A Seattle television station aired video footage of what was described as Yakima County corrections officers taking three men out of a marked jail van, removing their handcuffs and letting them go in a James Street parking lot April 8.
The lot is a known encampment for homeless people in the city, according to news reports.
The video was sent to Seattle Mayor Jenny Durkan, who asked the state Department of Corrections to look into the matter.
Attempts to contact Durkan on Saturday were not successful.
In a letter to Durkan dated April 12, state Department of Corrections Secretary Steve Sinclair said the inmates were parole violators who were incarcerated in Yakima County under a state contract and were being returned after serving their time.
In the past, the inmates would be dropped off at the King County Jail, but Sinclair assured Durkan they would be taken to the Seattle Community Justice Center, a state corrections department facility, going forward.
“We asked Yakima County why this was taking place,” Sinclair wrote to Durkan. “The Yakima County jail reported that dropping off in a parking lot was not standard practice.”
Durkan said in a Friday letter to Sinclair that dropping released inmates off in a parking lot with no supervision was concerning.
“Best practices around re-entry require an individualized transition plan that prescribes a warm handoff from the institution to the individual’s family and community and appropriate services,” Durkan wrote. “Individuals should not simply be dropped on a street in Seattle, whether by the courthouse or under the freeway.”
Campbell said King County is one of 20 entities that contract with Yakima County for jail space, and the only one where his staff has problems returning inmates after they have served their time.
“The state wants us to get them to the bus station because they have tickets bought for them.
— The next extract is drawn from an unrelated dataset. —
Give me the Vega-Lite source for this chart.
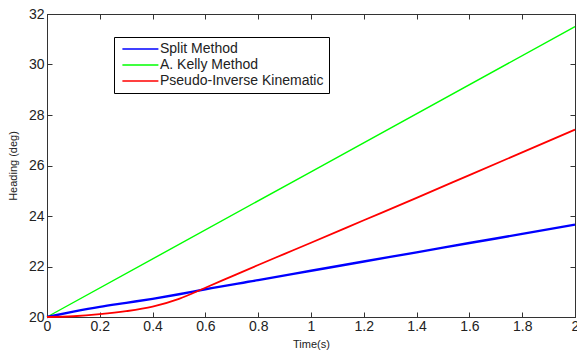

We take them to the bus station, and we get complaints about them being dropped off,” Campbell said. He said they’ve gone to other locations where the released inmates can walk to the bus station, but receive complaints about those areas as well.
State corrections spokesman Jeremy Barclay said the state has asked Yakima County for additional details on the problems it was having with drop-off sites, and to ensure that they are resolved.
He said the move to dropping off former inmates at the justice center addresses both the state’s and the city’s concerns about services for the recently released inmates.
During transports, the released inmates are handcuffed as part of safety procedures, Campbell said.
Just letting them go in Yakima County is not an option, as city and county officials have asked that out-of-area inmates not be released directly from the North Front Street jail, Campbell said.
“It is our desire to be good partners with our contract agencies and all communities across the state of Washington,” Campbell said.